What you are asked to do :: Working from the top of the listing below, retype each line through the line containing "const yPos = sectors.map((s,i)=> n-1-i);", both included, with no pictures.

:::::

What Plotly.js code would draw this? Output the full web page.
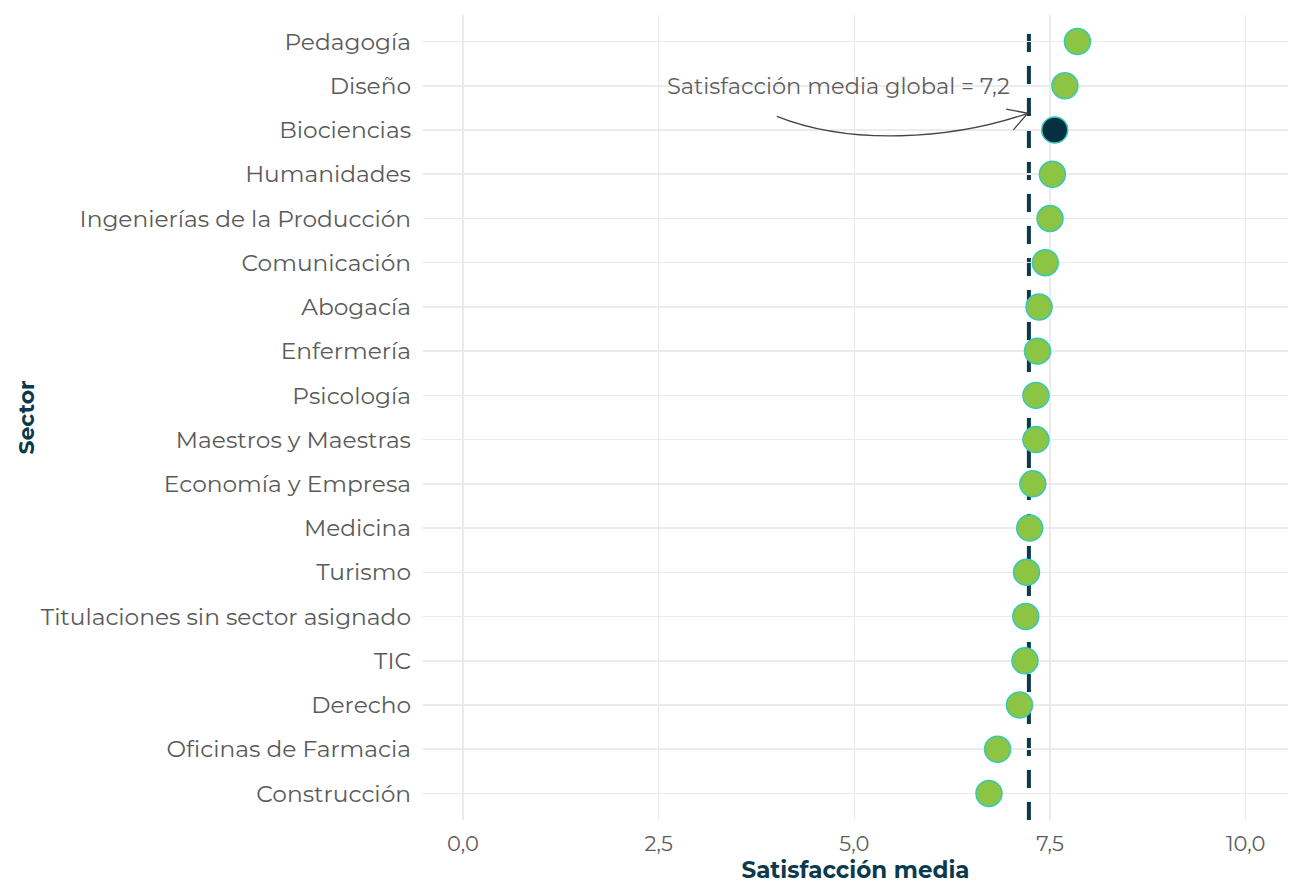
<!DOCTYPE html>
<html>
<head>
<meta charset="utf-8">
<script src="https://cdn.plot.ly/plotly-3.0.1.min.js"></script>
<style>html,body{margin:0;padding:0;background:#fff;}#chart{width:1289px;height:884px;}</style>
</head>
<body>
<div id="chart"></div>
<script>
// Data (top to bottom as shown)
const sectors = ["Pedagogía","Diseño","Biociencias","Humanidades","Ingenierías de la Producción","Comunicación","Abogacía","Enfermería","Psicología","Maestros y Maestras","Economía y Empresa","Medicina","Turismo","Titulaciones sin sector asignado","TIC","Derecho","Oficinas de Farmacia","Construcción"];
const satisfaction = [7.85,7.69,7.56,7.53,7.50,7.44,7.36,7.34,7.32,7.32,7.28,7.24,7.20,7.19,7.18,7.11,6.83,6.72];
const highlighted = "Biociencias";
const globalMean = 7.23;
const globalLabel = "Satisfacción media global = 7,2";
const xTickVals = [0,2.5,5,7.5,10];
const xTickText = ["0,0","2,5","5,0","7,5","10,0"];

const n = sectors.length;
const yPos = sectors.map((s,i)=> n-1-i);

const green = "#8cc443", dark = "#06303f", outline = "#36c9b8";
const fillColors = sectors.map(s => s===highlighted ? dark : green);

const font = "Montserrat, 'DejaVu Sans', sans-serif";

const trace = {
  type: "scatter", mode: "markers",
  x: satisfaction, y: yPos,
  marker: {size: 26, color: fillColors, line: {color: outline, width: 1.5}},
  hoverinfo: "skip", showlegend: false, cliponaxis: false
};

const bioIdx = n-1-sectors.indexOf(highlighted);
const arrowY = bioIdx + 0.31;
const layout = {
  width: 1289, height: 884,
  margin: {l: 423, r: 1, t: 15, b: 64},
  paper_bgcolor: "#fff", plot_bgcolor: "#fff",
  font: {family: font, color: "#4d4d4d", size: 16},
  xaxis: {
    range: [-0.51, 10.54], tickvals: xTickVals, ticktext: xTickText,
    showgrid: true, gridcolor: "#ebebeb", gridwidth: 1.5, zeroline: false,
    showline: false, ticks: "", ticklabelstandoff: 9,
    tickfont: {family: font, size: 21, color: "#5e5e5e"},
    title: {text: "<b>Satisfacción media</b>", font: {family: font, size: 23, color: "#0b3a4c"}, standoff: 4}
  },
  yaxis: {
    range: [-0.6, n-0.4], tickvals: yPos, ticktext: sectors,
    showgrid: true, gridcolor: "#ebebeb", gridwidth: 1.5, zeroline: false,
    showline: false, ticks: "", ticklabelstandoff: 11,
    tickfont: {family: font, size: 23.3, color: "#5a5a5a"},
    title: {text: "<b>Sector</b>", font: {family: font, size: 22, color: "#0b3a4c"}, standoff: 0}
  },
  shapes: [
    {type: "line", xref: "x", yref: "paper", x0: globalMean, x1: globalMean, y0: 0, y1: 0.99,
     line: {color: "#0b3a4c", width: 4, dash: "18px,14px"}, layer: "below"},
    {type: "path", xref: "x", yref: "y",
     path: `M 4.01 ${arrowY} C 4.94 ${bioIdx-0.344} 6.22 ${bioIdx-0.231} 7.216 ${bioIdx+0.378}`,
     line: {color: "#444", width: 1.3}},
    {type: "path", xref: "x", yref: "y",
     path: `M 7.032 ${bioIdx+0.003} L 7.216 ${bioIdx+0.378} L 6.94 ${bioIdx+0.472}`,
     line: {color: "#444", width: 1.3}}
  ],
  annotations: [
    {x: 7.01, y: n-2, xref: "x", yref: "y", text: globalLabel, showarrow: false,
     xanchor: "right", yanchor: "middle", font: {family: font, size: 22.5, color: "#5e5e5e"}}
  ]
};

Plotly.newPlot("chart", [trace], layout, {displayModeBar: false, staticPlot: true});
</script>
</body>
</html>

:::::

Correct response ::
What Plotly.js code would draw this? Output the full web page.
<!DOCTYPE html>
<html>
<head>
<meta charset="utf-8">
<script src="https://cdn.plot.ly/plotly-3.0.1.min.js"></script>
<style>html,body{margin:0;padding:0;background:#fff;}#chart{width:1289px;height:884px;}</style>
</head>
<body>
<div id="chart"></div>
<script>
// Data (top to bottom as shown)
const sectors = ["Pedagogía","Diseño","Biociencias","Humanidades","Ingenierías de la Producción","Comunicación","Abogacía","Enfermería","Psicología","Maestros y Maestras","Economía y Empresa","Medicina","Turismo","Titulaciones sin sector asignado","TIC","Derecho","Oficinas de Farmacia","Construcción"];
const satisfaction = [7.85,7.69,7.56,7.53,7.50,7.44,7.36,7.34,7.32,7.32,7.28,7.24,7.20,7.19,7.18,7.11,6.83,6.72];
const highlighted = "Biociencias";
const globalMean = 7.23;
const globalLabel = "Satisfacción media global = 7,2";
const xTickVals = [0,2.5,5,7.5,10];
const xTickText = ["0,0","2,5","5,0","7,5","10,0"];

const n = sectors.length;
const yPos = sectors.map((s,i)=> n-1-i);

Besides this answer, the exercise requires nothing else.